Bug spray at the farmicia was a good find, cookies and chips at a mini 'costco' was also a hit.  We had dinner at Tamales Y Any again and had the best tortilla soup ever again.
Tortilla soup at Y Any's.  The best!

Thursday (day 7?)  (It must be Thursday if my vitamin container says so...)

Activity Note:

We got to the beach at 11:30 for a fairly early arrival.  The wind was as strong as it has been, say 5-7k with lulls.  It was time to take out a Hobie 16 in the bath water.  Armed with PFDs and a bottle of water we sailed out of the bay into the Pacific enjoying the upwind sail.  Turning around it got hot and seemingly slow but we did make it back to the beach after sailing the bay and reaching back and forth a bit, maybe getting to 6-7k of boat speed.  It was good fun and reasonable at $300p an hour.

The rest of the day was spent reading in the shade on the sand, having lunch, and walking the beach.
The empty beach is typical until Dec. 21 or so when 'high season' kicks in as do the crowds.

Peat and Repeat....  The days just go by.  Met a 67 year aged dude who had been doing this since Oct 30.  He is seriously relaxed!  Also met an 88 year young fellow, also walking the beach, who was certain that being negative shortens one's life.  There may be something in that.

We are nearing one of the toughest things we have to do down here.... Decide what to have for dinner.  It definitely means going out to dinner as the potato chips and gin over ice were our cocktail hour.  We already napped after going to the beach and then taking showers.  Grueling... (oh) NOT!

Something Different:

Here is a short video that shows two of our friends staying at Zihua in Feb of 2012 at the hotel right next to our beach restaurant.  Kudos to Dennis and Nola for getting a video together.
Video of Zihua in vacation mode.

Drivel and more written drivel... There is a certain repetition of fun in the sun here.

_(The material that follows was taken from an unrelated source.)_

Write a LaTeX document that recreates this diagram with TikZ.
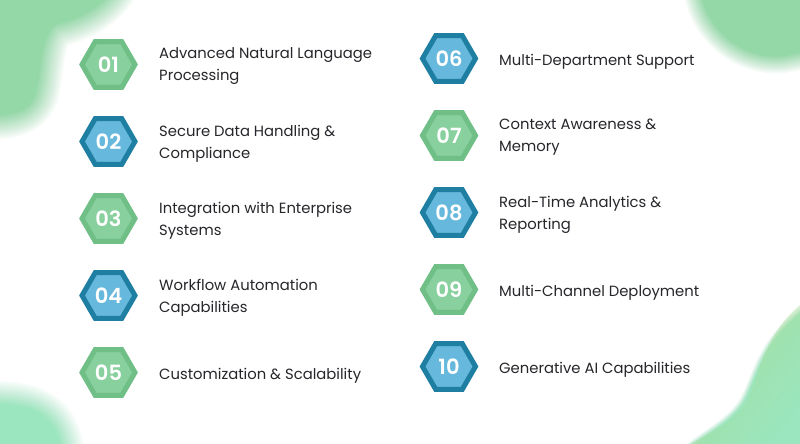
\documentclass[tikz,border=0pt]{standalone}
\usepackage{fontspec}
\usepackage{xcolor}
\usetikzlibrary{shapes.geometric,positioning,fadings}
\setmainfont{Poppins}
\newfontfamily\hexfont{Poppins SemiBold}
\definecolor{blobgreen}{HTML}{95D8A8}
\definecolor{blobmint}{HTML}{9BE6BE}
\definecolor{blobleaf}{HTML}{A8DC9A}
\definecolor{hexgreen}{HTML}{6FBF87}
\definecolor{hexgreenin}{HTML}{88D09D}
\definecolor{hexblue}{HTML}{1F7FA3}
\definecolor{hexbluein}{HTML}{66B8DC}
\definecolor{labeltext}{HTML}{26262B}
\tikzset{
  hexbox/.style={regular polygon,regular polygon sides=6,minimum size=53pt,inner sep=0pt,
                 line width=5pt,draw,text=white,font=\fontsize{21}{22}\selectfont\hexfont},
  hexg/.style={hexbox,draw=hexgreen,fill=hexgreenin},
  hexb/.style={hexbox,draw=hexblue,fill=hexbluein},
  itemlabel/.style={anchor=west,align=left,inner sep=0pt,text=labeltext,
                    font=\fontsize{14.8}{22}\selectfont}
}
% soft edge: strokes from wide to narrow, stacked to a linear ramp
\newcommand{\softblob}[3]{%
  \foreach \i [evaluate=\i as \op using 1/(\i+1)] in {16,15,...,1}
    \fill[#1,opacity=\op,draw=#1,line width={\i*#2 pt},line join=round] #3;
  \fill[#1] #3;
}
\begin{document}
\begin{tikzpicture}[x=1pt,y=-1pt]
  \useasboundingbox (0,0) rectangle (800,444);
  \begin{scope}
    \clip (0,0) rectangle (800,444);
    \fill[white] (0,0) rectangle (800,444);
    % corners
    \softblob{blobgreen}{3}{(-20,-20) -- (118,-20) .. controls (105,6) and (80,18) .. (55,24)
      .. controls (36,40) and (42,85) .. (32,100) .. controls (25,112) and (10,116) .. (-20,116) -- cycle}
    \softblob{blobgreen}{2.2}{(700,-20) .. controls (700,20) and (735,58) .. (780,56)
      .. controls (790,55) and (800,52) .. (820,48) -- (820,-20) -- cycle}
    \softblob{blobmint}{0.7}{(678,460) .. controls (700,435) and (735,425) .. (748,395)
      .. controls (760,370) and (765,335) .. (820,300) -- (820,460) -- cycle}
    \fill[blobleaf,opacity=0.85,path fading=east,fading angle=-45] (690,444) .. controls (710,432) and (738,422) .. (750,395)
      .. controls (760,370) and (765,335) .. (800,305) -- (800,444) -- cycle;
    \softblob{blobmint}{3}{(-20,404) .. controls (30,404) and (58,410) .. (62,460) -- (-20,460) -- cycle}
  \end{scope}
  % left column
  \node[hexg] (n01) at (108.5,64.5) {01};
  \node[hexb] (n02) at (108.5,141.5) {02};
  \node[hexg] (n03) at (108.5,218.5) {03};
  \node[hexb] (n04) at (108.5,295.5) {04};
  \node[hexg] (n05) at (108.5,372.5) {05};
  \node[itemlabel] (t01) at (159,66.5) {Advanced Natural Language\\Processing};
  \node[itemlabel] (t02) at (159,143.5) {Secure Data Handling \&\\Compliance};
  \node[itemlabel] (t03) at (159,220.5) {Integration with Enterprise\\Systems};
  \node[itemlabel] (t04) at (159,297.5) {Workflow Automation\\Capabilities};
  \node[itemlabel] (t05) at (159,375.5) {Customization \& Scalability};
  % right column
  \node[hexb] (n06) at (449,58.5) {06};
  \node[hexg] (n07) at (449,135.5) {07};
  \node[hexb] (n08) at (449,212.5) {08};
  \node[hexg] (n09) at (449,289.5) {09};
  \node[hexb] (n10) at (449,366.5) {10};
  \node[itemlabel] (t06) at (499,61.5) {Multi-Department Support};
  \node[itemlabel] (t07) at (499,137.5) {Context Awareness \&\\Memory};
  \node[itemlabel] (t08) at (499,214.5) {Real-Time Analytics \&\\Reporting};
  \node[itemlabel] (t09) at (499,292.5) {Multi-Channel Deployment};
  \node[itemlabel] (t10) at (499,369.5) {Generative AI Capabilities};
\end{tikzpicture}
\end{document}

Could be Count Ferrari and his dance friends?
Dinner location was captured on a recommendation by the shop keeper who sold Lori a pretty square of material to be used as a wrap for the beach.  Lori also did a great job of negotiation when buying her Aztec dog in a very nice art shop, getting the price from $485 to $410p in active offers and reoffers.  We found some way cool 'Day of the Dead' statues, called Catrinas, in yet another art shop.  Will have to get one of these fashion show stylizers.  Very detailed and pricey.
These girls in red were $900p and about 16" tall.  A bit delicate
for us to transport at that price.  Note the black tails.


Anyway, we ate at Agave and were told it was not expensive but it was 2xs the price of most our meals at $485p.  It was the best food of the trip but we are not great at spending money for food so don't do it often but do enjoy it when we find a good place.  Great salads and too much food.  It was fun looking down on the street from the 2nd floor balcony.  We were the first diners of the evening at 8:00 PM and another couple came in after us but that was it, most likely for this restaurant for the night.  Slim pickins and very slow.










When we get back to our home away from home:
Chanel with the red collar and Gigi (mother of C) without a collar
and a happy dog petting Countess, after a tough night of dining out.
Friday (day 8):

MOS...  (More Of the Same).  We got to beach at noon and had some sun, cold drinks, and a couple of walks along with a swim.  Back to the room for a shower and nap at 4:30 PM.

The weather never changes.  We did get another couple move into the B&B.  We shall see how that goes as we are used to having the entire thing to ourselves.  They took the upstairs suite which is the nicest with the most space.  We looked at it and decided our room was cooler with a greener (albeit smaller) view.

Saturday:  A cruise ship came and we stayed at the beach rather than face the crowds of the Silver Sea. Not a real huge one but enough to keep us on La Ropa.







Bathroom details:

A long thin corridor done in tile and decorative rocks.  Very well executed.